Knocke would not address specifically why a threat-based assessment cut funds for a city that has been attacked twice and targeted repeatedly by Islamic terrorists.

"It's not so much fighting the last war, it's taking in the threat picture today," he said. "We've got to apply dollars where they will have the greatest impact."

But a document obtained by the Daily News that explains what Homeland Security reviewers were looking at in their analysis suggests key data were missing.

For instance, in the category "national monuments and icons," the feds list none. For banking and finance businesses, they could find only four worth more than $8 billion, when the Bloomberg administration estimates there are at least 20.

"How do you leave every single landmark in the most famous city in the world off of that list?" said Rep.

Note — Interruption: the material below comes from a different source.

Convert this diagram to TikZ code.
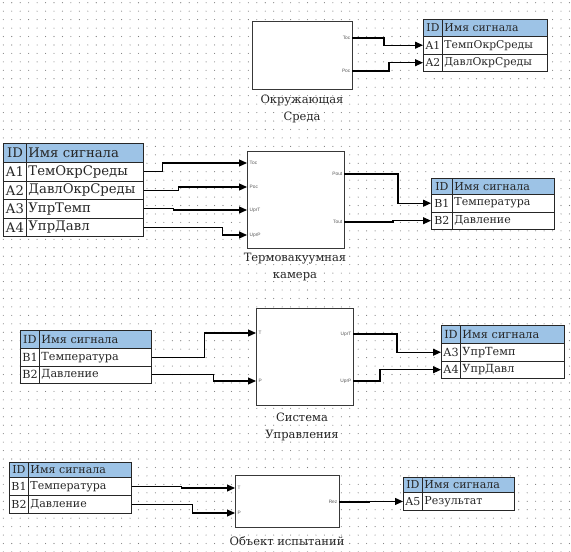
\documentclass[tikz,border=0pt]{standalone}
\usepackage{fontspec}
\setmainfont{DejaVu Serif}
\newfontfamily\portfont{Liberation Sans}
\usetikzlibrary{arrows.meta}
\definecolor{hdr}{HTML}{9DC3E6}
\definecolor{txt}{HTML}{262626}
\definecolor{boxline}{HTML}{383838}
\definecolor{dotc}{HTML}{7A7A7A}
\newcommand\sigrow[9]{%
  \node[cell, fill=#9, minimum width=#4pt, minimum height=#6pt, align=center] (#1i) at (#2,#3) {#7};
  \node[cell, fill=#9, text width=#5pt, minimum height=#6pt, align=left] (#1n) at (#2+#4,#3) {#8};
}
\begin{document}
\begin{tikzpicture}[x=1pt,y=-1pt,
  cell/.style={draw=txt, line width=0.9pt, inner ysep=0pt, inner xsep=2pt, anchor=north west, text=txt},
  block/.style={draw=boxline, line width=1.1pt, fill=white, anchor=north west, inner sep=0pt},
  port/.style={font=\portfont\fontsize{4.8}{5}\selectfont, text=black!65, inner sep=1.5pt},
  caption/.style={font=\fontsize{11.5}{17}\selectfont, text=txt, align=center},
  sig/.style={line width=1.1pt, -{Triangle[length=8pt,width=7pt]}}]
\useasboundingbox (0,0) rectangle (571,552);
\fill[white] (0,0) rectangle (571,552);
% dot grid
\foreach \i in {0,...,67}{\foreach \j in {0,...,65}{\fill[dotc] (3.3+\i*8.45,2.7+\j*8.45) circle (0.55);}}

% ---------- Block 1 ----------
\node[block, minimum width=100pt, minimum height=68pt] (b1) at (252,21) {};
\coordinate (b1toc) at (352,38);
\coordinate (b1poc) at (352,71);
\node[port, anchor=east] (b1tocl) at (b1toc) {Toc};
\node[port, anchor=east] (b1pocl) at (b1poc) {Poc};
\node[caption] (c1) at (302,109) {Окружающая\\Среда};

\begin{scope}[every node/.append style={font=\fontsize{10.8}{12}\selectfont}]
\sigrow{t1h}{423}{19}{19}{101}{17}{ID}{Имя сигнала}{hdr}
\sigrow{t1a}{423}{36}{19}{101}{17.5}{A1}{ТемпОкрСреды}{white}
\sigrow{t1b}{423}{53.5}{19}{101}{17.5}{A2}{ДавлОкрСреды}{white}
\end{scope}
\draw[sig] (b1toc) -- ([xshift=32pt]b1toc) |- (t1ai.west);
\draw[sig] (b1poc) -- ([xshift=37pt]b1poc) |- (t1bi.west);

% ---------- Block 2 ----------
\node[block, minimum width=97pt, minimum height=97pt] (b2) at (247,151) {};
\coordinate (b2toc) at (247,163);
\coordinate (b2poc) at (247,187);
\coordinate (b2uprt) at (247,210);
\coordinate (b2uprp) at (247,235);
\coordinate (b2pout) at (344,174);
\coordinate (b2tout) at (344,222);
\node[port, anchor=west] (b2tocl) at ([xshift=1pt]b2toc) {Toc};
\node[port, anchor=west] (b2pocl) at ([xshift=1pt]b2poc) {Poc};
\node[port, anchor=west] (b2uprtl) at ([xshift=1pt]b2uprt) {UprT};
\node[port, anchor=west] (b2uprpl) at ([xshift=1pt]b2uprp) {UprP};
\node[port, anchor=east] (b2poutl) at (b2pout) {Pout};
\node[port, anchor=east] (b2toutl) at (b2tout) {Tout};
\node[caption] (c2) at (295,267) {Термовакуумная\\камера};

\begin{scope}[every node/.append style={font=\fontsize{13.2}{14}\selectfont}]
\sigrow{t2h}{3}{143}{23}{113}{19}{ID}{Имя сигнала}{hdr}
\sigrow{t2a}{3}{162}{23}{113}{18.5}{A1}{ТемОкрСреды}{white}
\sigrow{t2b}{3}{180.5}{23}{113}{18.5}{A2}{ДавлОкрСреды}{white}
\sigrow{t2c}{3}{199}{23}{113}{18.5}{A3}{УпрТемп}{white}
\sigrow{t2d}{3}{217.5}{23}{113}{18.5}{A4}{УпрДавл}{white}
\end{scope}
\draw[sig] (t2an.east) -- ([xshift=19pt]t2an.east) |- (b2toc);
\draw[sig] (t2bn.east) -- ([xshift=35pt]t2bn.east) |- (b2poc);
\draw[sig] (t2cn.east) -- ([xshift=30pt]t2cn.east) |- (b2uprt);
\draw[sig] (t2dn.east) -- ([xshift=79pt]t2dn.east) |- (b2uprp);

\begin{scope}[every node/.append style={font=\fontsize{11}{12}\selectfont}]
\sigrow{t3h}{431}{178}{21}{98}{16}{ID}{Имя сигнала}{hdr}
\sigrow{t3a}{431}{194}{21}{98}{17.5}{B1}{Температура}{white}
\sigrow{t3b}{431}{211.5}{21}{98}{17.5}{B2}{Давление}{white}
\end{scope}
\draw[sig] (b2pout) -- ([xshift=54pt]b2pout) |- (t3ai.west);
\draw[sig] (b2tout) -- ([xshift=49pt]b2tout) |- (t3bi.west);

% ---------- Block 3 ----------
\node[block, minimum width=97pt, minimum height=97pt] (b3) at (256,308) {};
\coordinate (b3t) at (256,333);
\coordinate (b3p) at (256,381);
\coordinate (b3uprt) at (353,334);
\coordinate (b3uprp) at (353,381);
\node[port, anchor=west] (b3tl) at ([xshift=1pt]b3t) {T};
\node[port, anchor=west] (b3pl) at ([xshift=1pt]b3p) {P};
\node[port, anchor=east] (b3uprtl) at (b3uprt) {UprT};
\node[port, anchor=east] (b3uprpl) at (b3uprp) {UprP};
\node[caption] (c3) at (302,427) {Система\\Управления};

\begin{scope}[every node/.append style={font=\fontsize{11.2}{12}\selectfont}]
\sigrow{t4h}{20}{330}{19}{108}{18}{ID}{Имя сигнала}{hdr}
\sigrow{t4a}{20}{348}{19}{108}{17.5}{B1}{Температура}{white}
\sigrow{t4b}{20}{365.5}{19}{108}{17.5}{B2}{Давление}{white}
\sigrow{t5h}{441}{325}{19}{100}{18}{ID}{Имя сигнала}{hdr}
\sigrow{t5a}{441}{343}{19}{100}{17.5}{A3}{УпрТемп}{white}
\sigrow{t5b}{441}{360.5}{19}{100}{17.5}{A4}{УпрДавл}{white}
\end{scope}
\draw[sig] (t4an.east) -- ([xshift=53pt]t4an.east) |- (b3t);
\draw[sig] (t4bn.east) -- ([xshift=62pt]t4bn.east) |- (b3p);
\draw[sig] (b3uprt) -- ([xshift=44pt]b3uprt) |- (t5ai.west);
\draw[sig] (b3uprp) -- ([xshift=27pt]b3uprp) |- (t5bi.west);

% ---------- Block 4 ----------
\node[block, minimum width=104pt, minimum height=52pt] (b4) at (235,475) {};
\coordinate (b4t) at (235,488);
\coordinate (b4p) at (235,513);
\coordinate (b4rez) at (339,502);
\node[port, anchor=west] (b4tl) at ([xshift=1pt]b4t) {T};
\node[port, anchor=west] (b4pl) at ([xshift=1pt]b4p) {P};
\node[port, anchor=east] (b4rezl) at (b4rez) {Rez};
\node[caption] (c4) at (287,541) {Объект испытаний};

\begin{scope}[every node/.append style={font=\fontsize{11}{12}\selectfont}]
\sigrow{t6h}{9}{462}{19}{99}{15}{ID}{Имя сигнала}{hdr}
\sigrow{t6a}{9}{477}{19}{99}{18}{B1}{Температура}{white}
\sigrow{t6b}{9}{495}{19}{99}{18}{B2}{Давление}{white}
\sigrow{t7h}{403}{477}{19}{88}{15}{ID}{Имя сигнала}{hdr}
\sigrow{t7a}{403}{492}{19}{88}{18}{A5}{Результат}{white}
\end{scope}
\draw[sig] (t6an.east) -- ([xshift=50pt]t6an.east) |- (b4t);
\draw[sig] (t6bn.east) -- ([xshift=61pt]t6bn.east) |- (b4p);
\draw[sig] (b4rez) -- ([xshift=30pt]b4rez) |- (t7ai.west);
\end{tikzpicture}
\end{document}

Carolyn Maloney (D-N.Y.), who along with King was demanding a meeting with Chertoff.

Sen. Chuck Schumer (D-N.Y.) blamed the White House and said, "I don't think the President should come back and express solidarity with New York until there is more funding."

Bloomberg said the city wouldn't change its approach. "We're going to continue to do what it takes to keep this city safe and then worry about the money," he said.

The fire chief of Charlotte, N.C., admits his city doesn't have any national monuments in danger of being bombed. And a spokesman for Omaha is "not aware" of a single credible threat against his municipality since 9/11.


Yet these cities are among 15 that received an increase in homeland security funding this year, while New York City's allotment was slashed.

Most of the lucky localities are using their windfall to buy equipment, beef up training or create emergency response plans.

In Louisville, Ky., for instance, the money will go toward creating a new communication system for first responders to a disaster.

A spokeswoman drew on the failure of FDNY radios in the World Trade Center attack on 9/11 even though the tallest building in Louisville tops out at 35 stories.

Here's how some cities are faring under the new budget:

Jacksonville, Fla. 2005 funds: $6.8 million. 2006 funds: $9.2 million. Increase: 26%. Major landmark: Alltel Stadium, home of Jacksonville Jaguars.

St. Louis; 2005 funds: $7 million. 2006 funds: $9.2 million. Increase: 23.6%. Major landmark: Gateway Arch.

Louisville, Ky.; 2005 funds: $5 million. 2006 funds: $8.5 million. Increase: 41.2%. Major landmark: Churchill Downs race track.

Omaha 2005 funds: $5.1 million. 2006 funds: $8.3 million. Increase: 38.2%. Major landmark: Offutt Air Force Base.
http://www.nydailynews.com/front/sto...p-356751c.html

Interesting how the places getting more cash for absolutely no reason are all usual Dubbya supporting states.. HMMMMM.